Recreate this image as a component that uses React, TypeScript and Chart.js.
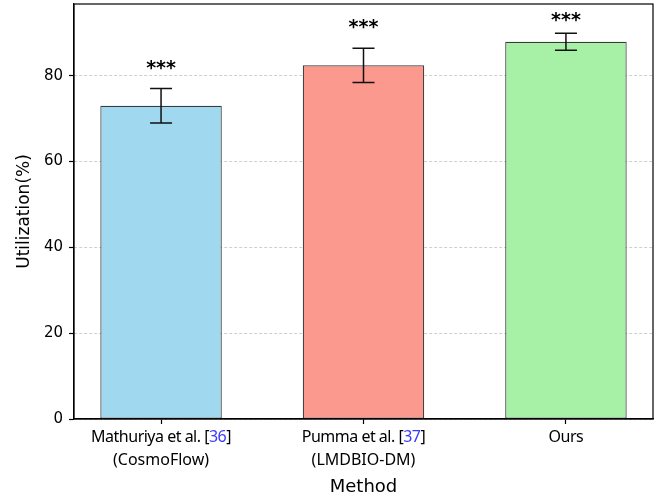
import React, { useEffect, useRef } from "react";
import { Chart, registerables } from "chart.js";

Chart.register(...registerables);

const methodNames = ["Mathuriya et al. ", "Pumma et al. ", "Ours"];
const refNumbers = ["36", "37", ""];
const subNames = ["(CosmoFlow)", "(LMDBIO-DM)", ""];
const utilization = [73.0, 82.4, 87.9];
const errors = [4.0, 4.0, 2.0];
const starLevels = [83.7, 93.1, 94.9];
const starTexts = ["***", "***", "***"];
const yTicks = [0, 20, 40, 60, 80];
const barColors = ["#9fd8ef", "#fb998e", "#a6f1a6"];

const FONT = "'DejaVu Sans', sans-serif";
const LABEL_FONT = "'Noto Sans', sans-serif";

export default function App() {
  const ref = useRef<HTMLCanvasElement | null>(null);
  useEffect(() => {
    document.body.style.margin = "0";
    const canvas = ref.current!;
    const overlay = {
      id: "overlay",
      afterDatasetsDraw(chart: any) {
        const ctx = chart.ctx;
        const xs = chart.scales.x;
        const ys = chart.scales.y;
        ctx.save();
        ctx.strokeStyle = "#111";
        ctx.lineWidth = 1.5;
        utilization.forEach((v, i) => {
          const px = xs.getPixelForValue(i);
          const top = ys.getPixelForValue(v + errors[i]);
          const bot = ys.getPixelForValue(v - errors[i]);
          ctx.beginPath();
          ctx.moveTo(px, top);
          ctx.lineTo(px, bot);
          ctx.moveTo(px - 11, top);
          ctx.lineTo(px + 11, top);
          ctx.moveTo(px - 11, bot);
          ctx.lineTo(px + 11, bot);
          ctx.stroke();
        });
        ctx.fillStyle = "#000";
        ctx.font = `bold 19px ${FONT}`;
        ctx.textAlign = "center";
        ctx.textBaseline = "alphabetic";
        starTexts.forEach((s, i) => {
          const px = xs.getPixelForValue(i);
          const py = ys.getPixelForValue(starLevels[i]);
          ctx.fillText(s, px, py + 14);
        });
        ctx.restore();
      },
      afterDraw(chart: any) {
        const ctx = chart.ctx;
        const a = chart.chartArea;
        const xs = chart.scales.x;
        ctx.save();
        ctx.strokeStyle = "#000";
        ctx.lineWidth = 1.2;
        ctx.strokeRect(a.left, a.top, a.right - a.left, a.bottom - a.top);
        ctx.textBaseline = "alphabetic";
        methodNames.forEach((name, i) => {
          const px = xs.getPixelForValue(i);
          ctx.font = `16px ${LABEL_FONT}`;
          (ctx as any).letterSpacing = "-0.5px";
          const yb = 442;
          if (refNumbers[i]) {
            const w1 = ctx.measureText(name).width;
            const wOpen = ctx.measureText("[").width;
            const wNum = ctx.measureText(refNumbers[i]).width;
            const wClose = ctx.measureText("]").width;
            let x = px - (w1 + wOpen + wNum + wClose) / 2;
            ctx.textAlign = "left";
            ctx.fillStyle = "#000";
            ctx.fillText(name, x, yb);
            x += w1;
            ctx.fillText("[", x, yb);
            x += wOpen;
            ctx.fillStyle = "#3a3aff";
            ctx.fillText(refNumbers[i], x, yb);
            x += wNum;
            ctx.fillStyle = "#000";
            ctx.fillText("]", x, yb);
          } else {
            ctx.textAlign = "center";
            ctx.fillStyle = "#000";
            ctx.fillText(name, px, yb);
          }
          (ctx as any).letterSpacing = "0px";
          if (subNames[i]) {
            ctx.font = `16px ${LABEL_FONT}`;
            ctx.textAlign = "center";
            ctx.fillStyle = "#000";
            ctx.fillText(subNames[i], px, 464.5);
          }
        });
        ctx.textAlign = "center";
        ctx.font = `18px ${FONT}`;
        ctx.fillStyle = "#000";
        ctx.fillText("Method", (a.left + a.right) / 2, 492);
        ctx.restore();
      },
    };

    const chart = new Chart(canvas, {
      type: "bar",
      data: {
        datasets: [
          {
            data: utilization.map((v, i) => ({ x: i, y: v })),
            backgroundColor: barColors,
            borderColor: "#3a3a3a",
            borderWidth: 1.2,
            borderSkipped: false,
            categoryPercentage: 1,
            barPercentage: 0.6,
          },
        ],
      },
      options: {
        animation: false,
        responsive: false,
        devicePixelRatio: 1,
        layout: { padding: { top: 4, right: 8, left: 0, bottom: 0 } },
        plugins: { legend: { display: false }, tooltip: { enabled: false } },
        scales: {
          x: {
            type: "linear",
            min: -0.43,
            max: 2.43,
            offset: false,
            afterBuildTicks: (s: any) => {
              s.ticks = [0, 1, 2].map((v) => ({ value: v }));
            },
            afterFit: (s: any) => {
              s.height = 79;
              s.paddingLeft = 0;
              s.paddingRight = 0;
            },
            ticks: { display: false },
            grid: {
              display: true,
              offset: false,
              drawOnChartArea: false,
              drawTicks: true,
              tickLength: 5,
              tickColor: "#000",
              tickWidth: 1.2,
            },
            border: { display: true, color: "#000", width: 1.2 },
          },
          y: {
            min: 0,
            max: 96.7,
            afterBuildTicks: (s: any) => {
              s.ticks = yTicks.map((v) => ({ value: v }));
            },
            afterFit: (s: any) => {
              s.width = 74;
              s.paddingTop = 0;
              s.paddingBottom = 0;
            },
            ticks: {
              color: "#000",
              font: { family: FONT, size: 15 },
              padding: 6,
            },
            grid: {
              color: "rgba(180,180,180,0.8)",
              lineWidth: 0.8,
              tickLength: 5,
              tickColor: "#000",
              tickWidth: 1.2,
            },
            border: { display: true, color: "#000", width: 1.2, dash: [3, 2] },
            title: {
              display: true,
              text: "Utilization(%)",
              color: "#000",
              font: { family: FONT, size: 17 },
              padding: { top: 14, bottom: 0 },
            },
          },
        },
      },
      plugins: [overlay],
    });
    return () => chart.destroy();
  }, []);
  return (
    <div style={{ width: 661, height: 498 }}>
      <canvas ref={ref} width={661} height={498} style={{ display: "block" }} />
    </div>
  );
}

__________________________________________________

- _GIVEN EXERCISE_
Pick out each line above that includes "React" and show it.

- _WRITTEN RESPONSE_
Recreate this image as a component that uses React, TypeScript and Chart.js.
import React, { useEffect, useRef } from "react";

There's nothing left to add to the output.